Des craintes relayées entre autres par un article publié sur bloomberg.com qui s’intéresse à la problématique des ICO (Initial Coin Offering) – qui ont permis depuis le début de l’année de récolter 1.6 milliard de dollars – et aux fraudes engendrées par cette nouvelle approche. Les chiffres présentés indiquent une probabilité de 10% d’être victime d’un vol ou d’une arnaque lors d’ICO sur la plateforme Ethereum. Dans le cas présent, les stratégies utilisées s’apparentaient plus à du phishing ou à l’exploitation de failles de programmation qu’à un schéma de Ponzi. Au total, plus de 30 000 victimes auraient été recensées, ayant perdu en moyenne 7500 dollars chacune, soit un montant de 225 millions pour la seule année 2017. Des chiffres à ne pas perdre de vue alors que la Suisse semble se profiler comme leader mondial des ICO (lire l’excellent article de l’Agefi sur ce sujet).

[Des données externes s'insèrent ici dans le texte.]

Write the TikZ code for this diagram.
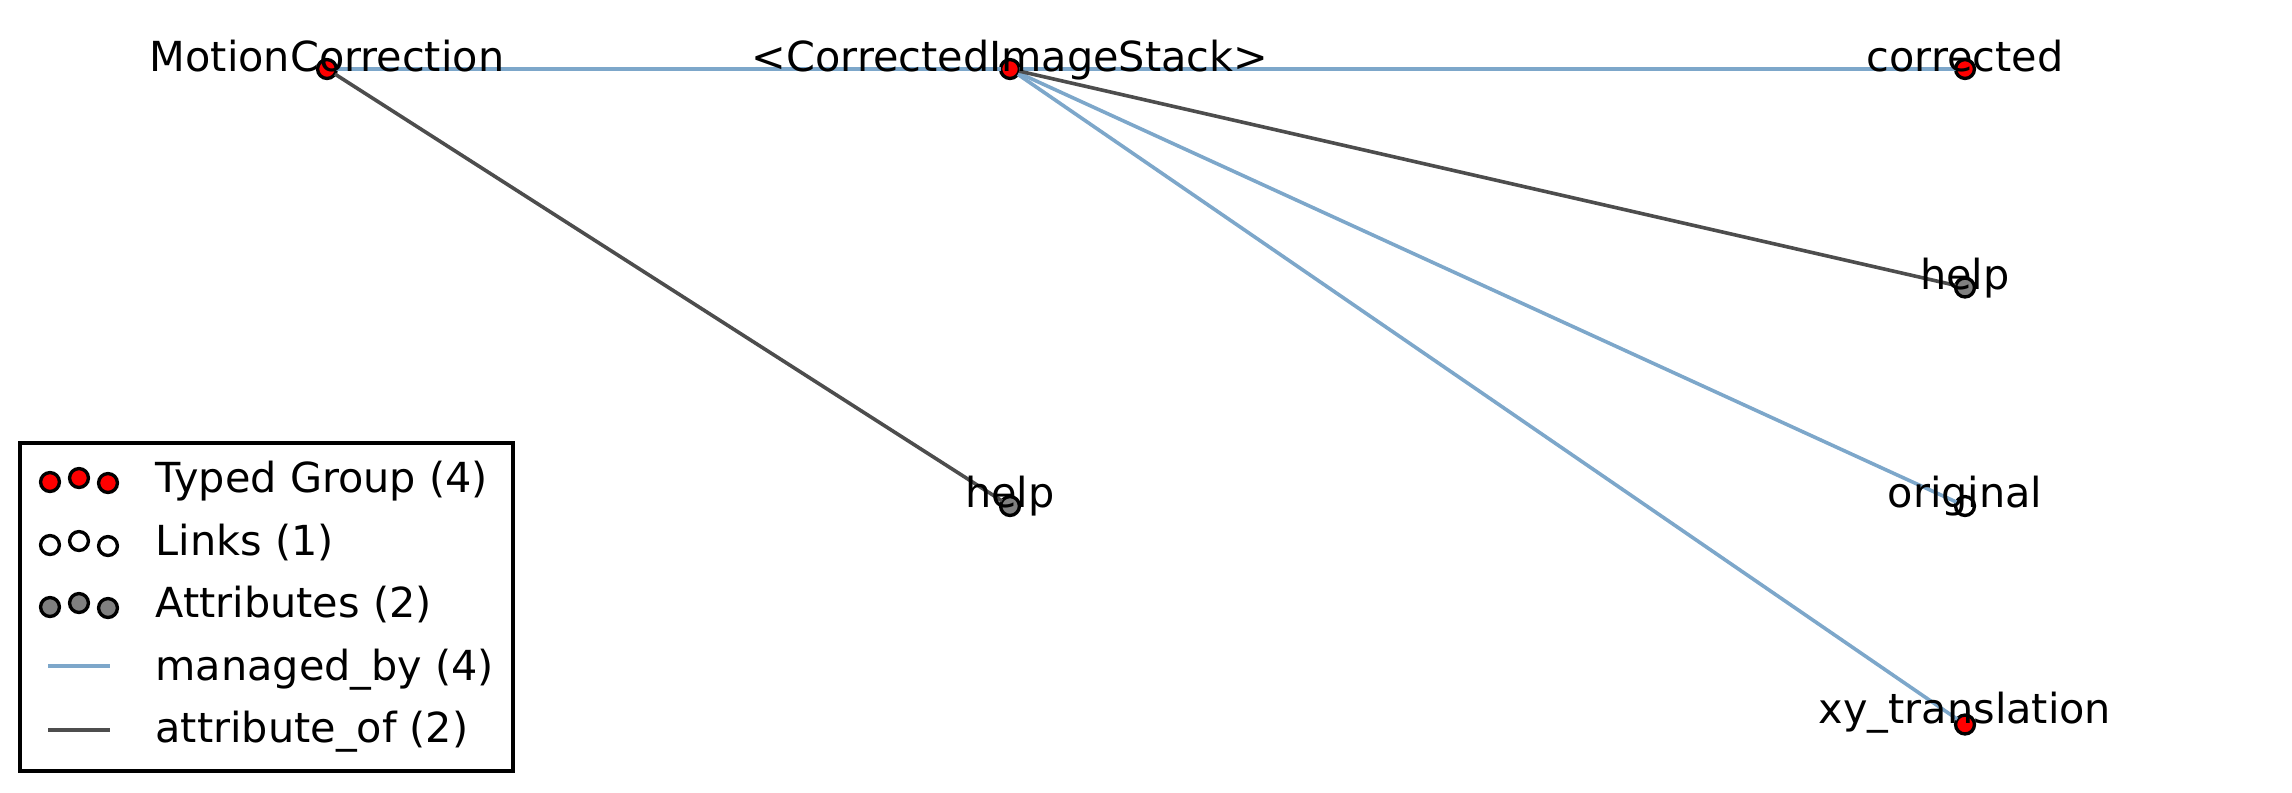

La technologie blockchain et les smart contracts qui reposent sur celle-ci sont effectivement très prometteurs dans de nombreux domaines d’activité. Son principal écueil restant qu’elle a été crée dans une optique libertaire de manière à ne pas reposer sur une autorité centrale. Même si cette décentralisation constitue la grande force de cette nouvelle technologie, elle représente également le plus grand frein à sa réglementation et sa sécurisation à travers des autorités de contrôle traditionnelles. Comme pour toute nouvelle technologie, une normalisation (c’est-à-dire l’établissement de normes) sera probablement un passage obligé avant de voir une acceptation plus large. Un groupe de travail a déjà été créé par l’ISO afin d’étudier la problématique.